> [Dataset excerpt]:
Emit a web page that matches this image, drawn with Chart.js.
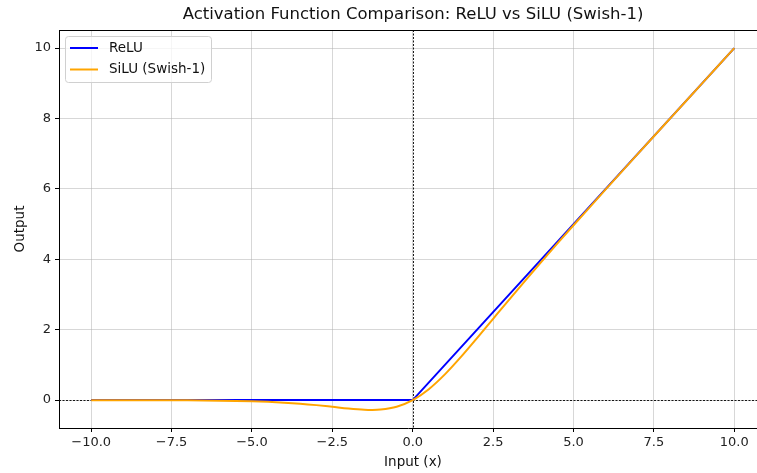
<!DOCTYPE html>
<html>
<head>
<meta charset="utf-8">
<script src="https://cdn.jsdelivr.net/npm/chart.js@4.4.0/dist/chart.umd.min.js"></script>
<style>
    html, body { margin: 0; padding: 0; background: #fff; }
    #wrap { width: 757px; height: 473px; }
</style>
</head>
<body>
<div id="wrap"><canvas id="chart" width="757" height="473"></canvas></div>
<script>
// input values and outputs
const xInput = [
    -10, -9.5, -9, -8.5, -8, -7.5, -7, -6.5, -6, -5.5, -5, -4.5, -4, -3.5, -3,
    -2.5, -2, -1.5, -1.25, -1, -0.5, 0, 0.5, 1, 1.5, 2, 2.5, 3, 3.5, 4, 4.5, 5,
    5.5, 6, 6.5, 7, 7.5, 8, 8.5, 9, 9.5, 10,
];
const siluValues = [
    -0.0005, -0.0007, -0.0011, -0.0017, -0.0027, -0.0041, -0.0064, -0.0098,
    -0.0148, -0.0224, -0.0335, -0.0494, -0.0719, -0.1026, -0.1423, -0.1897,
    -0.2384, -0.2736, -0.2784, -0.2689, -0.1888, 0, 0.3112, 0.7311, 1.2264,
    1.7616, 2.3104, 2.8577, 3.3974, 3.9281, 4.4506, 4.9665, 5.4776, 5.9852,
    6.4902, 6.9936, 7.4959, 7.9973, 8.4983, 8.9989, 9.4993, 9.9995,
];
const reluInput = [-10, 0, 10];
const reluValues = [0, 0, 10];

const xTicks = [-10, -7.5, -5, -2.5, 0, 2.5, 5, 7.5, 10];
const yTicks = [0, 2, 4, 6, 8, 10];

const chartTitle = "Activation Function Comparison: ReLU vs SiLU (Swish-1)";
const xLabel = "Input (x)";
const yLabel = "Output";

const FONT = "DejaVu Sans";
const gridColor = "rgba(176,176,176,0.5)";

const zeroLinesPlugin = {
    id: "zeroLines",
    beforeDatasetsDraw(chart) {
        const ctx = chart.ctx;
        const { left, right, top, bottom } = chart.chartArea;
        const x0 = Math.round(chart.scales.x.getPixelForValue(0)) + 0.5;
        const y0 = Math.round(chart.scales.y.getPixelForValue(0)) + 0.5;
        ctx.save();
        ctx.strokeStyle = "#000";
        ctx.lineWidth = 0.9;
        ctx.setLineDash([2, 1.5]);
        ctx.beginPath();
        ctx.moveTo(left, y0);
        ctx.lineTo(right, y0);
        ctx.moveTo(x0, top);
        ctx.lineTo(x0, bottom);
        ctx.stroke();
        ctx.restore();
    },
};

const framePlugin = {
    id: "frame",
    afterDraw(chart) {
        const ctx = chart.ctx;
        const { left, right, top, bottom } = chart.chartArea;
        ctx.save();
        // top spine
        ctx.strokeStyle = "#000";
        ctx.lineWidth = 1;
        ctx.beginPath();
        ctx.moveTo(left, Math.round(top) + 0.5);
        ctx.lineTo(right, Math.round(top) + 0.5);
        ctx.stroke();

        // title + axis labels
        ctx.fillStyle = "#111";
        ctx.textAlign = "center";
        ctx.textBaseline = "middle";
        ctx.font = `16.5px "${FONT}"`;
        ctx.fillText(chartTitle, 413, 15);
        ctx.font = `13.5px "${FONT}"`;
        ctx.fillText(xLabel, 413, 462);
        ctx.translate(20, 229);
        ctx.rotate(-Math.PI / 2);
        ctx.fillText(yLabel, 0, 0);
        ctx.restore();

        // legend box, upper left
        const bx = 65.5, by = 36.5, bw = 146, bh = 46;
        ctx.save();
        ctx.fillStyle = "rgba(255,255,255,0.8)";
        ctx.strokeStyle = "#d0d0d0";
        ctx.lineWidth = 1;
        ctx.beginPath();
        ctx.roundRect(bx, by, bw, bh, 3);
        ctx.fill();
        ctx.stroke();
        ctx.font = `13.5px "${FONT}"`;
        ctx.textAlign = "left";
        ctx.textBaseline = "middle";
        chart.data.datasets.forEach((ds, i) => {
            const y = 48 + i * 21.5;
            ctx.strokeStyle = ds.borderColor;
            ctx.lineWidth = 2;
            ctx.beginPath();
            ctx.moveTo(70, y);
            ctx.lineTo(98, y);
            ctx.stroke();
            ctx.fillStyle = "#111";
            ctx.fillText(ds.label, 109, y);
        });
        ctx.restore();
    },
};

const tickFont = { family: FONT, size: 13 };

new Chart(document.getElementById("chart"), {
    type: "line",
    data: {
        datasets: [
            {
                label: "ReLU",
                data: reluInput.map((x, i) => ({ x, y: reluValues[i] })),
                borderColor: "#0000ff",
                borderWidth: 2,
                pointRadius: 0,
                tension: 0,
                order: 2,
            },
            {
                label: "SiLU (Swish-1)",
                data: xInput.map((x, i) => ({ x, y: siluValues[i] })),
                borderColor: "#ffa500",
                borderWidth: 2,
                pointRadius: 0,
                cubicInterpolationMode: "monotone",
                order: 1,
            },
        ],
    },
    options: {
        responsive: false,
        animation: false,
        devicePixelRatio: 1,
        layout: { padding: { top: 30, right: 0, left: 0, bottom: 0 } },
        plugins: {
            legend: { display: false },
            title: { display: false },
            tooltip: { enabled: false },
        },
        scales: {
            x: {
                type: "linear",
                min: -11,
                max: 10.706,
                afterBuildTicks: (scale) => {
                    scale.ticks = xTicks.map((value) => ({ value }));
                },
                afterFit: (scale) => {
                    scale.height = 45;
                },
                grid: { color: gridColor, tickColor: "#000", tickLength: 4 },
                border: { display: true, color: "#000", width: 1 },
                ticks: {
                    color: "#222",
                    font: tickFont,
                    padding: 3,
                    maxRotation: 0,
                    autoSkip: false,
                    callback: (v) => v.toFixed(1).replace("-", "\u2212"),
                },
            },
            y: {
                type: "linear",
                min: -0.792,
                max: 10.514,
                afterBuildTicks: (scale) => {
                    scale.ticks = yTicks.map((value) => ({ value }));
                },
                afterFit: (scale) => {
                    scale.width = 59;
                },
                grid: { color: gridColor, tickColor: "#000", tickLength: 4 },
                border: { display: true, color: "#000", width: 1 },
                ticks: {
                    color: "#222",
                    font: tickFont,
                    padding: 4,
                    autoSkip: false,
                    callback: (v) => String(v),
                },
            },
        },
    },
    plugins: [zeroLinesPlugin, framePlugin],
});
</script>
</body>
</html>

> [Task requirements]:
Repeat the full listing above exactly, with no pictures in the copy.

> [The response]:
Emit a web page that matches this image, drawn with Chart.js.
<!DOCTYPE html>
<html>
<head>
<meta charset="utf-8">
<script src="https://cdn.jsdelivr.net/npm/chart.js@4.4.0/dist/chart.umd.min.js"></script>
<style>
    html, body { margin: 0; padding: 0; background: #fff; }
    #wrap { width: 757px; height: 473px; }
</style>
</head>
<body>
<div id="wrap"><canvas id="chart" width="757" height="473"></canvas></div>
<script>
// input values and outputs
const xInput = [
    -10, -9.5, -9, -8.5, -8, -7.5, -7, -6.5, -6, -5.5, -5, -4.5, -4, -3.5, -3,
    -2.5, -2, -1.5, -1.25, -1, -0.5, 0, 0.5, 1, 1.5, 2, 2.5, 3, 3.5, 4, 4.5, 5,
    5.5, 6, 6.5, 7, 7.5, 8, 8.5, 9, 9.5, 10,
];
const siluValues = [
    -0.0005, -0.0007, -0.0011, -0.0017, -0.0027, -0.0041, -0.0064, -0.0098,
    -0.0148, -0.0224, -0.0335, -0.0494, -0.0719, -0.1026, -0.1423, -0.1897,
    -0.2384, -0.2736, -0.2784, -0.2689, -0.1888, 0, 0.3112, 0.7311, 1.2264,
    1.7616, 2.3104, 2.8577, 3.3974, 3.9281, 4.4506, 4.9665, 5.4776, 5.9852,
    6.4902, 6.9936, 7.4959, 7.9973, 8.4983, 8.9989, 9.4993, 9.9995,
];
const reluInput = [-10, 0, 10];
const reluValues = [0, 0, 10];

const xTicks = [-10, -7.5, -5, -2.5, 0, 2.5, 5, 7.5, 10];
const yTicks = [0, 2, 4, 6, 8, 10];

const chartTitle = "Activation Function Comparison: ReLU vs SiLU (Swish-1)";
const xLabel = "Input (x)";
const yLabel = "Output";

const FONT = "DejaVu Sans";
const gridColor = "rgba(176,176,176,0.5)";

const zeroLinesPlugin = {
    id: "zeroLines",
    beforeDatasetsDraw(chart) {
        const ctx = chart.ctx;
        const { left, right, top, bottom } = chart.chartArea;
        const x0 = Math.round(chart.scales.x.getPixelForValue(0)) + 0.5;
        const y0 = Math.round(chart.scales.y.getPixelForValue(0)) + 0.5;
        ctx.save();
        ctx.strokeStyle = "#000";
        ctx.lineWidth = 0.9;
        ctx.setLineDash([2, 1.5]);
        ctx.beginPath();
        ctx.moveTo(left, y0);
        ctx.lineTo(right, y0);
        ctx.moveTo(x0, top);
        ctx.lineTo(x0, bottom);
        ctx.stroke();
        ctx.restore();
    },
};

const framePlugin = {
    id: "frame",
    afterDraw(chart) {
        const ctx = chart.ctx;
        const { left, right, top, bottom } = chart.chartArea;
        ctx.save();
        // top spine
        ctx.strokeStyle = "#000";
        ctx.lineWidth = 1;
        ctx.beginPath();
        ctx.moveTo(left, Math.round(top) + 0.5);
        ctx.lineTo(right, Math.round(top) + 0.5);
        ctx.stroke();

        // title + axis labels
        ctx.fillStyle = "#111";
        ctx.textAlign = "center";
        ctx.textBaseline = "middle";
        ctx.font = `16.5px "${FONT}"`;
        ctx.fillText(chartTitle, 413, 15);
        ctx.font = `13.5px "${FONT}"`;
        ctx.fillText(xLabel, 413, 462);
        ctx.translate(20, 229);
        ctx.rotate(-Math.PI / 2);
        ctx.fillText(yLabel, 0, 0);
        ctx.restore();

        // legend box, upper left
        const bx = 65.5, by = 36.5, bw = 146, bh = 46;
        ctx.save();
        ctx.fillStyle = "rgba(255,255,255,0.8)";
        ctx.strokeStyle = "#d0d0d0";
        ctx.lineWidth = 1;
        ctx.beginPath();
        ctx.roundRect(bx, by, bw, bh, 3);
        ctx.fill();
        ctx.stroke();
        ctx.font = `13.5px "${FONT}"`;
        ctx.textAlign = "left";
        ctx.textBaseline = "middle";
        chart.data.datasets.forEach((ds, i) => {
            const y = 48 + i * 21.5;
            ctx.strokeStyle = ds.borderColor;
            ctx.lineWidth = 2;
            ctx.beginPath();
            ctx.moveTo(70, y);
            ctx.lineTo(98, y);
            ctx.stroke();
            ctx.fillStyle = "#111";
            ctx.fillText(ds.label, 109, y);
        });
        ctx.restore();
    },
};

const tickFont = { family: FONT, size: 13 };

new Chart(document.getElementById("chart"), {
    type: "line",
    data: {
        datasets: [
            {
                label: "ReLU",
                data: reluInput.map((x, i) => ({ x, y: reluValues[i] })),
                borderColor: "#0000ff",
                borderWidth: 2,
                pointRadius: 0,
                tension: 0,
                order: 2,
            },
            {
                label: "SiLU (Swish-1)",
                data: xInput.map((x, i) => ({ x, y: siluValues[i] })),
                borderColor: "#ffa500",
                borderWidth: 2,
                pointRadius: 0,
                cubicInterpolationMode: "monotone",
                order: 1,
            },
        ],
    },
    options: {
        responsive: false,
        animation: false,
        devicePixelRatio: 1,
        layout: { padding: { top: 30, right: 0, left: 0, bottom: 0 } },
        plugins: {
            legend: { display: false },
            title: { display: false },
            tooltip: { enabled: false },
        },
        scales: {
            x: {
                type: "linear",
                min: -11,
                max: 10.706,
                afterBuildTicks: (scale) => {
                    scale.ticks = xTicks.map((value) => ({ value }));
                },
                afterFit: (scale) => {
                    scale.height = 45;
                },
                grid: { color: gridColor, tickColor: "#000", tickLength: 4 },
                border: { display: true, color: "#000", width: 1 },
                ticks: {
                    color: "#222",
                    font: tickFont,
                    padding: 3,
                    maxRotation: 0,
                    autoSkip: false,
                    callback: (v) => v.toFixed(1).replace("-", "\u2212"),
                },
            },
            y: {
                type: "linear",
                min: -0.792,
                max: 10.514,
                afterBuildTicks: (scale) => {
                    scale.ticks = yTicks.map((value) => ({ value }));
                },
                afterFit: (scale) => {
                    scale.width = 59;
                },
                grid: { color: gridColor, tickColor: "#000", tickLength: 4 },
                border: { display: true, color: "#000", width: 1 },
                ticks: {
                    color: "#222",
                    font: tickFont,
                    padding: 4,
                    autoSkip: false,
                    callback: (v) => String(v),
                },
            },
        },
    },
    plugins: [zeroLinesPlugin, framePlugin],
});
</script>
</body>
</html>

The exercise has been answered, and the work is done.